Renewable energy outpacing the installed nuclear power capacity

In 2010, for the first time, worldwide cumulated installed capacity of wind power (197 gigawatts), biomass and waste-to-energy plants (65 GW), and solar energy (43 GW) reached 385 GW, outpacing the installed nuclear power capacity of 375 GW prior to the Fukushima disaster.

On the 25th anniversary of the Chernobyl disaster, the nuclear industry is declining and in the worst state that it has been for a long time, despite its PR attempts to claim the contrary.

A new independent study, the World Nuclear Industry Status Report 2010-11, launched in Brussels, illustrates that not enough new units are coming online to replace those being retired, costs are rising prohibitively, and the world’s reactor fleet is ageing quickly.

Nuclear power development is also not keeping up with the pace of its renewable energy competitors: annual renewables capacity additions have been outpacing nuclear start-ups for 15 years.

As of 1 April, 2011, there were 437 nuclear reactors operating in the world — seven fewer than in 2002. In 2009, nuclear power plants generated 2,558 TWh of electricity, about 2% less than the previous year, the fourth year in a row that output has dropped. It now accounts for about 13% of the world’s electricity generation and 5.5% of the commercial primary energy.

In the US, the share of renewables in new capacity additions skyrocketed from 2% in 2004 to 55% in 2009, with no new nuclear coming on line.

Total investment in renewable energy technologies has been estimated at $243 billion in 2010.

The International Atomic Energy Agency (IAEA) currently lists 64 reactors as “under construction” in 14 countries. By comparison, at the peak of the industry’s growth phase in 1979, there were 233 reactors being built concurrently.
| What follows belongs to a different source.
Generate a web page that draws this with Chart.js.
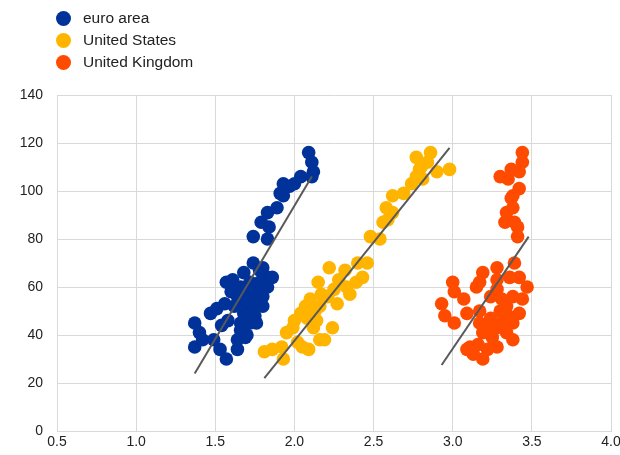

In 2008, for the first time since the beginning of the nuclear age, not one new unit was started up, while two were added in 2009, five in 2010, and two in the first three months of 2011. But during the same time period, 11 reactors were shut down.

In the European Union, as of April 1, 2011, there were 143 reactors officially operational, down from a historical maximum of 177 units in 1989.

Can we maintain the current level of nuclear power?

Quite simply, no, unless plant lifetimes are drastically increased beyond 40 years.

The average age of the world’s operating nuclear power plants is 26 years. Some nuclear utilities envisage reactor lifetimes of 40 years or more, but considering that the average age of the 130 units that already have been closed is about 22 years, this appears rather optimistic, especially in the light of the Fukushima disaster and the German government’s decision to suspend operation of all reactors over 30 years old.

The report contains a number of scenarios. One assumes an average lifetime of 40 years for all reactors in order to estimate how many plants would be shut down year by year.

In this scenario, in addition to the plants under construction, leading to a capacity increase of 5 GW (less than the seven German units currently off line), 18 additional reactors would have to be finished and started up prior to 2015 – that is, one new grid connection every three months, with an additional 191 units (175 GW) over the following decade — one every 19 days.

This is simply impossible. Therefore, even if the installed capacity level could be maintained, the number of operating reactors will decline over the coming years, unless lifetime extensions beyond 40 years become the widespread standard.

New reactors have extremely long lead times of ten years and more. Therefore it will be practically impossible to maintain, let alone increase, the number of operating nuclear power plants over the next 20 years.

Are new plants more cost-effective?

Not on current evidence.

The flagship EPR project at Olkiluoto in Finland, managed by the largest nuclear builder in the world, AREVA NP, has turned into a financial fiasco.

The project is four years behind schedule and at least 90% over budget, reaching a total cost estimate of €5.7 billion ($8.2 billion) or close to €3,500 ($5,000) per kilowatt.

The dramatic post-Fukushima situation adds to the international economic crisis and is exacerbating many of the problems that proponents of nuclear energy are facing.

As the UK pledges £28.5 million for the safety of the Chernobyl sarcophagus, still costing money after a quarter of a century and likely to do so for a long time to come, the downward trend of the industry is empirically evident. The Fukushima disaster is likely to accelerate the decline, concludes the report.